Emeritus Prof Dr Barjoyai Bardai of Universiti Tun Abdul Razak pointed out that efforts to identify new markets will take time to materialise.


“Finding new buyers isn’t immediate. Exporters must ensure credibility and secure demand – and most new markets will be in developing countries with lower purchasing power,” he said.


Therefore, in the short term maintaining strong trade flows with the United States and China remain critical, he said.


“If we can retain those markets while exploring new ones, that’s already a big achievement.”


Prof Barjoyai also highlighted the importance of complementing export strategies with broader economic resilience measures, including food security and reducing reliance on imported essentials.


“We import nearly RM90bil in essential goods annually.


“If we can reduce that, we protect ourselves from currency volatility and global shocks,” he said.


He also stressed the need to support micro, small and medium enterprises (MSMEs), which collectively employ more than 65% of Malaysia’s workforce.


“Helping MSMEs improves job quality and wages, which stabilises the broader economy,” Prof Barjoyai said.


Industry groups echoed similar concerns and recommendations.


The Federation of Malaysian Manufacturers (FMM) welcomed the government’s immediate actions but called for enhanced export-focused initiatives.

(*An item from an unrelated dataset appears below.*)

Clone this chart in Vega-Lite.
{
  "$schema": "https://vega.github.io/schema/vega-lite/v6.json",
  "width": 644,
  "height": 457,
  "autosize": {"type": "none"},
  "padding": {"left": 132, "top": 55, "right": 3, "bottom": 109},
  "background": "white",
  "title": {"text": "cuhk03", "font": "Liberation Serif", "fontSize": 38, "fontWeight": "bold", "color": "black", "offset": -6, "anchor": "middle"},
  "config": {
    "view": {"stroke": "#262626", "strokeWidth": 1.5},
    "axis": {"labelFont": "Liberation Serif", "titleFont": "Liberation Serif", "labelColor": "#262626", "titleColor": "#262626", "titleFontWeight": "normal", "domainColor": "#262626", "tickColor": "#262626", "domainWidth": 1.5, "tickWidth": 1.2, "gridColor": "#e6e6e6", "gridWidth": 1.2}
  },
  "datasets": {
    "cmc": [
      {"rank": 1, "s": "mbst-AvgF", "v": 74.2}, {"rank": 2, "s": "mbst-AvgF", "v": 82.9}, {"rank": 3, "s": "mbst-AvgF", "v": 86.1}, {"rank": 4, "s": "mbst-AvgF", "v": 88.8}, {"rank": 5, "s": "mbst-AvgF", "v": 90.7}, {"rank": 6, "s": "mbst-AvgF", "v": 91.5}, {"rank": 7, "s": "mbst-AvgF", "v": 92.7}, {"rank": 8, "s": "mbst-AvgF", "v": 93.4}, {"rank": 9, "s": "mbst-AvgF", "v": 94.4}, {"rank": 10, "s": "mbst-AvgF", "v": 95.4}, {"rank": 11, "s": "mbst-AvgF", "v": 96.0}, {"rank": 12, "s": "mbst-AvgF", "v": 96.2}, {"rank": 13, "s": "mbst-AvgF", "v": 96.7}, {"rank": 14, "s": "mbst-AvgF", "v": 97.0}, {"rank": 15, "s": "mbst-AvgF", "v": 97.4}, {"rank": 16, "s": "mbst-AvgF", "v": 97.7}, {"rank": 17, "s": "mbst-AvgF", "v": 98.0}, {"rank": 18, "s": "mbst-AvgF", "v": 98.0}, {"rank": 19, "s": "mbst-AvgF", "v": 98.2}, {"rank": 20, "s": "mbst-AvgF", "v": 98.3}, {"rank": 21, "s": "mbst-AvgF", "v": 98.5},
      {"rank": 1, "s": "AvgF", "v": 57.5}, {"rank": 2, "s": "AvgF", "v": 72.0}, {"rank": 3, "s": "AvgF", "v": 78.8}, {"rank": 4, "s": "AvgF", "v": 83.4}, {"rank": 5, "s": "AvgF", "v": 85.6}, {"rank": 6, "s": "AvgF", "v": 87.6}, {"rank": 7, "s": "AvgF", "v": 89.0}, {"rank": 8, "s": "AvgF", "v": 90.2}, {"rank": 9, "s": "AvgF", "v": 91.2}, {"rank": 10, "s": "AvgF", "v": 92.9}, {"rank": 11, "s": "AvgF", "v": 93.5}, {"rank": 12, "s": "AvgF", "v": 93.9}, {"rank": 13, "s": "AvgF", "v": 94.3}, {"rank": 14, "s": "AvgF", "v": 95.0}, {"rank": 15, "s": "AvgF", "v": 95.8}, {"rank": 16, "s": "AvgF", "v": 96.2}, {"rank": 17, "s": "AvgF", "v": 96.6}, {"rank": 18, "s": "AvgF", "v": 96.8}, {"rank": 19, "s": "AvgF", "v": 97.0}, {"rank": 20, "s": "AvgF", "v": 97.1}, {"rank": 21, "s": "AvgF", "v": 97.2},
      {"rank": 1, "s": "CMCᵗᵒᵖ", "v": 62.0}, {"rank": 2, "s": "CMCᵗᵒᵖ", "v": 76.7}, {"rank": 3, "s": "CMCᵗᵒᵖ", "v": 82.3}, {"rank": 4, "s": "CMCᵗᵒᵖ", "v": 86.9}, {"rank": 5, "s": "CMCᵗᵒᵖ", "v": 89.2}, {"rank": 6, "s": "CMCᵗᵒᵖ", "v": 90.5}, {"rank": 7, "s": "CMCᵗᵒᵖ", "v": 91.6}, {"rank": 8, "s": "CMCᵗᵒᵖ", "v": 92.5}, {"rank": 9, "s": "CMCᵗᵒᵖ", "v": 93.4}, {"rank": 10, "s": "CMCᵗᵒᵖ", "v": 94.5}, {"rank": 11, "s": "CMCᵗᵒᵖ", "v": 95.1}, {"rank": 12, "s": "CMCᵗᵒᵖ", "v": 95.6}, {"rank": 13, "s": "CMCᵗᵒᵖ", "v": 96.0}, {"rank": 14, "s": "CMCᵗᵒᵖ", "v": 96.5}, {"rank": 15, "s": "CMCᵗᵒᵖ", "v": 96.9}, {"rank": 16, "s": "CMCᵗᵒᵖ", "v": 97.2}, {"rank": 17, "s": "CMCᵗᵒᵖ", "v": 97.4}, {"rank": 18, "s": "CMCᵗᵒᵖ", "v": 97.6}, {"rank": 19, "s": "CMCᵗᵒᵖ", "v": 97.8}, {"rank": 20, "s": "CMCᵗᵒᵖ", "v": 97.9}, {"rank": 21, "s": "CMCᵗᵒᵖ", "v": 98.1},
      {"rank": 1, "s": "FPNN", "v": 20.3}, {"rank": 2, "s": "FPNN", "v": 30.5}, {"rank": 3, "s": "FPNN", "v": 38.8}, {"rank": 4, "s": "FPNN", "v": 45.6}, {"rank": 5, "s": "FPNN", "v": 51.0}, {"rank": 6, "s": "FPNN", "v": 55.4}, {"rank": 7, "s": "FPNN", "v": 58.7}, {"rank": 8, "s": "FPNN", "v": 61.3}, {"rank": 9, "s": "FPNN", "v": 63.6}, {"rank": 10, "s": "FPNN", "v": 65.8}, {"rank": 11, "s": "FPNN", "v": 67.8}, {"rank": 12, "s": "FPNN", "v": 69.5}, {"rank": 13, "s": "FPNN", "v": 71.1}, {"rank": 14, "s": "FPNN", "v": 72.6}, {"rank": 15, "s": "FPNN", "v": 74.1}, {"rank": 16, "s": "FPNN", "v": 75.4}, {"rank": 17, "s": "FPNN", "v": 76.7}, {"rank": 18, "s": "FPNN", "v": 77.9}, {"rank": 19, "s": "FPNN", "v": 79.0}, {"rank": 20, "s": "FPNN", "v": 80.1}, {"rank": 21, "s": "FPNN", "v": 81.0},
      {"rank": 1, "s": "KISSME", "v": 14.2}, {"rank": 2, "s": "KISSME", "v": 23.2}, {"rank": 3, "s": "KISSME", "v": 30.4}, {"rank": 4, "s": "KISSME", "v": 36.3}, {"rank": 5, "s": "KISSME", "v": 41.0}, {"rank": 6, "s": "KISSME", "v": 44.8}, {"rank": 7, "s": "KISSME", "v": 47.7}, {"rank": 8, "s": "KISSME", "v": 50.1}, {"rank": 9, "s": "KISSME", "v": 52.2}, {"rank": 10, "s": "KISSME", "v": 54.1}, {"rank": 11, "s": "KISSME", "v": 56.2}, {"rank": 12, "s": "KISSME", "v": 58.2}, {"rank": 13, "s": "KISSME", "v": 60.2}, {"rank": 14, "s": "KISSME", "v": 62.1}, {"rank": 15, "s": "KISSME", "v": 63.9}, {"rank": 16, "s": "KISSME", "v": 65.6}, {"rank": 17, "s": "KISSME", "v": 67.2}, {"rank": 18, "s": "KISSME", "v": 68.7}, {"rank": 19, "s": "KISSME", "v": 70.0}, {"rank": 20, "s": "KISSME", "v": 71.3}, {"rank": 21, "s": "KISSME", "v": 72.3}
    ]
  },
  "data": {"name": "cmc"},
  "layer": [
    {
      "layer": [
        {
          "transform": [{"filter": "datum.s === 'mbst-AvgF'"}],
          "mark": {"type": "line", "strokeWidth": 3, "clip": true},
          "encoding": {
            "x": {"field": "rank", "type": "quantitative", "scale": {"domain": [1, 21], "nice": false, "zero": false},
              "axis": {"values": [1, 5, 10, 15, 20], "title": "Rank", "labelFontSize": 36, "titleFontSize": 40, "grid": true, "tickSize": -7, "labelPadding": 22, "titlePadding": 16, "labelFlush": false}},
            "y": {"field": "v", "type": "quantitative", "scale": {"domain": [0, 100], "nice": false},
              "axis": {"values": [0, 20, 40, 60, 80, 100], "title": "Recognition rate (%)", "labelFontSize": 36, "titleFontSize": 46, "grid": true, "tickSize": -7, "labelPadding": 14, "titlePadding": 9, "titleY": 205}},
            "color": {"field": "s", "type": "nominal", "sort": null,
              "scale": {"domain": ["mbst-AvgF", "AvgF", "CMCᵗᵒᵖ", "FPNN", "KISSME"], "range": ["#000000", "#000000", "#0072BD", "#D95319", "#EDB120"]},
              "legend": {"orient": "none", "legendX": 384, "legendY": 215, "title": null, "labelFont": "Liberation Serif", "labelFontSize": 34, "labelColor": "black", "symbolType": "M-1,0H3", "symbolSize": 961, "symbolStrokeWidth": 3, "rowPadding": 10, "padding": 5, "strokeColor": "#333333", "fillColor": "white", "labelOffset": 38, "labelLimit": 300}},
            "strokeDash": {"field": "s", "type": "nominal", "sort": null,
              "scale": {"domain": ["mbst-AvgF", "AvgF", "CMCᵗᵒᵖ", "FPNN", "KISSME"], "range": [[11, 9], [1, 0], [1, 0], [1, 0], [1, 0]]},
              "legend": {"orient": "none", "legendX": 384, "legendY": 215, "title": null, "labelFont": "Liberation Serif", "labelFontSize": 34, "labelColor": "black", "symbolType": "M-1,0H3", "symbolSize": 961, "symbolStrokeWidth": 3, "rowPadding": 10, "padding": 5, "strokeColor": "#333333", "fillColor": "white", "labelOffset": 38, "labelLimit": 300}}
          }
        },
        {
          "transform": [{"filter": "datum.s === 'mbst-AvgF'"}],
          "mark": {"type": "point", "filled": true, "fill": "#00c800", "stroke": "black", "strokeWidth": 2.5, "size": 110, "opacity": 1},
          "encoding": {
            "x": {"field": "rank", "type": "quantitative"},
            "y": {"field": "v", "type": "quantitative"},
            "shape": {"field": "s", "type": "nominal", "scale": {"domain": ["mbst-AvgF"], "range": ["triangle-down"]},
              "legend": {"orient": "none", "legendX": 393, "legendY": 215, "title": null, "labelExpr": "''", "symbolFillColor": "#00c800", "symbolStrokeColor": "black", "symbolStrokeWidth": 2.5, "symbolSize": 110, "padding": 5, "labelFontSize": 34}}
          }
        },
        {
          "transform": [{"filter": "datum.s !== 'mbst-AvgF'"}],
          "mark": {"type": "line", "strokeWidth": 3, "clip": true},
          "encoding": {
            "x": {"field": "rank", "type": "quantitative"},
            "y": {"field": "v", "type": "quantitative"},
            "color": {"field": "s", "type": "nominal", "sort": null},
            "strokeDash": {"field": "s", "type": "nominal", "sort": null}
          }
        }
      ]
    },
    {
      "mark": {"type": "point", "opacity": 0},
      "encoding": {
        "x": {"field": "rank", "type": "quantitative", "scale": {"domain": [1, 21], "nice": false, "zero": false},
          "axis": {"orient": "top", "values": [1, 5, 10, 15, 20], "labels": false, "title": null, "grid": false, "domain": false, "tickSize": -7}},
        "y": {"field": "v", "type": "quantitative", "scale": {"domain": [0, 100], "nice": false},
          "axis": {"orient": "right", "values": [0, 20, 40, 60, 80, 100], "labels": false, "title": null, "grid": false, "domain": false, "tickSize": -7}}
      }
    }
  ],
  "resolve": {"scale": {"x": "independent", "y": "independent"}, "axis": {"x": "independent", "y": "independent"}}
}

FMM president Tan Sri Soh Thian Lai said more than half of its members are already pivoting away from traditional markets like the United States.


He said that while the RM50mil allocation to Matrade (the Malaysia External Trade Development Corporation) and the resumption of European Union free trade agreement (FTA) talks are timely, Malaysia needs stronger Market Development Grant (MDG) support to help exporters lead missions into emerging markets.

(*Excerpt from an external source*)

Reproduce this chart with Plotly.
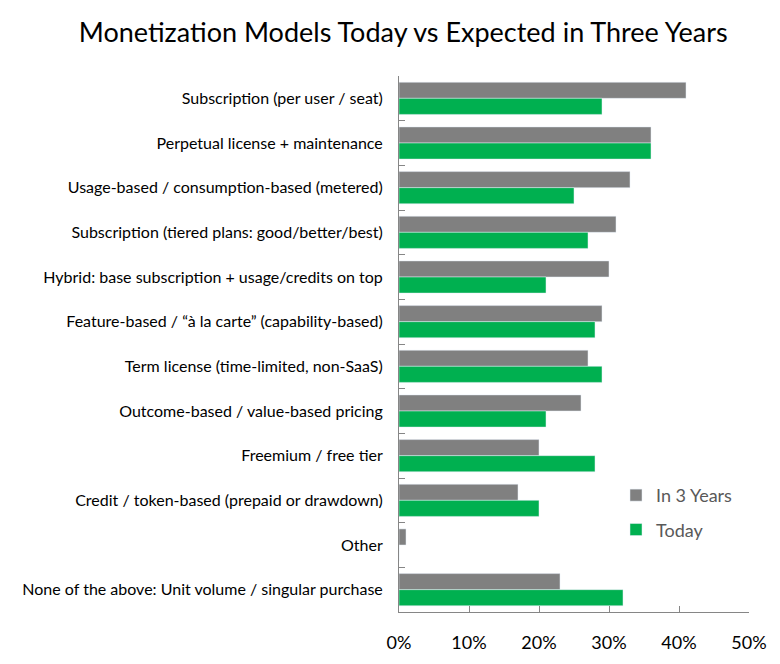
import plotly.graph_objects as go

categories = [
    "Subscription (per user / seat)",
    "Perpetual license + maintenance",
    "Usage-based / consumption-based (metered)",
    "Subscription (tiered plans: good/better/best)",
    "Hybrid: base subscription + usage/credits on top",
    "Feature-based / \u201c\u00e0 la carte\u201d (capability-based)",
    "Term license (time-limited, non-SaaS)",
    "Outcome-based / value-based pricing",
    "Freemium / free tier",
    "Credit / token-based (prepaid or drawdown)",
    "Other",
    "None of the above: Unit volume / singular purchase",
]
in_3_years = [41, 36, 33, 31, 30, 29, 27, 26, 20, 17, 1, 23]
today = [29, 36, 25, 27, 21, 28, 29, 21, 28, 20, 0, 32]

font = "Lato, Open Sans, sans-serif"

fig = go.Figure()
fig.add_trace(go.Bar(y=categories, x=in_3_years, name="In 3 Years", orientation="h",
                     marker_color="#808080", legendgroup="a"))
fig.add_trace(go.Bar(y=categories, x=today, name="Today", orientation="h",
                     marker_color="#00B050", legendgroup="b"))

# page body has an 8px margin, so the figure is a bit smaller than the window
fig.update_layout(
    width=772, height=656,
    margin=dict(l=391, r=31, t=68, b=52),
    paper_bgcolor="white", plot_bgcolor="white",
    barmode="group", bargap=0.28, bargroupgap=0,
    font=dict(family=font, color="#000000"),
    title=dict(text="Monetization Models Today vs Expected in Three Years",
               x=0.512, xanchor="center", y=0.962, yanchor="middle",
               font=dict(size=27, family=font, color="#000000")),
    legend=dict(x=0.62, y=0.252, xanchor="left", yanchor="top",
                traceorder="grouped", tracegroupgap=8,
                font=dict(size=18, color="#595959"), bgcolor="rgba(0,0,0,0)"),
    showlegend=True,
)
fig.update_xaxes(range=[0, 50], dtick=10, ticksuffix="%", showgrid=False, zeroline=False,
                 showline=True, linecolor="#868686", linewidth=1,
                 ticks="inside", ticklen=6, tickcolor="#868686",
                 ticklabelstandoff=14, tickfont=dict(size=18, color="#000000"))
fig.update_yaxes(autorange="reversed", showgrid=False, showline=True,
                 linecolor="#868686", linewidth=1, tickson="boundaries",
                 ticks="inside", ticklen=6, tickcolor="#868686",
                 ticklabelstandoff=12, tickfont=dict(size=16, color="#000000"))

fig.write_html("out.html")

Soh stressed the need for enabling associations like FMM to access funding directly and organise targeted export activities to boost reach and competitiveness.


“These measures are crucial to ensure Malaysian manufacturers remain viable globally despite mounting geopolitical pressures.”


Meanwhile, the Associated Chinese Chambers of Commerce and Industry of Malaysia (ACCCIM) voiced concerns about unintended consequences of increased tariffs, including potential abuse of trade routes and increased risk of anti-circumvention actions.


Its president, Datuk Ng Yih Pyng, warned of “renegade products” -- goods rebadged or misclassified to evade tariffs – distorting trade flows and exposing Malaysian firms to legal and reputational risks.


“We must enhance Customs enforcement and strengthen compliance on certificates of origin,” he said.


Ng also urged the government to accelerate FTA negotiations and expand MDG support to help SMEs explore new markets.


He cautioned that with global tariffs rising, Malaysia may face an influx of dumped foreign products that could undermine local industries, especially MSMEs in sectors like furniture, steel, retail and e-commerce.


“Swift, targeted safeguards and international collaboration are needed to protect our domestic economy.”


The Small and Medium Enterprises Association (Samenta) said the United States’ reciprocal tariffs on Malaysian goods have exposed the fragility of the country’s SME export ecosystem.


While welcoming the government’s targeted support measures, Samenta said many SME exporters were already operating on razor-thin margins and remain vulnerable to global trade shocks.


“The latest tariff shock is a reminder that Malaysia’s economic model must be recalibrated around the needs of SMEs, not just large corporations,” the association said in a statement.


Samenta added that broader structural imbalances must be addressed to ensure sustainable support for exporters and to build long-term resilience in Malaysia’s trade environment.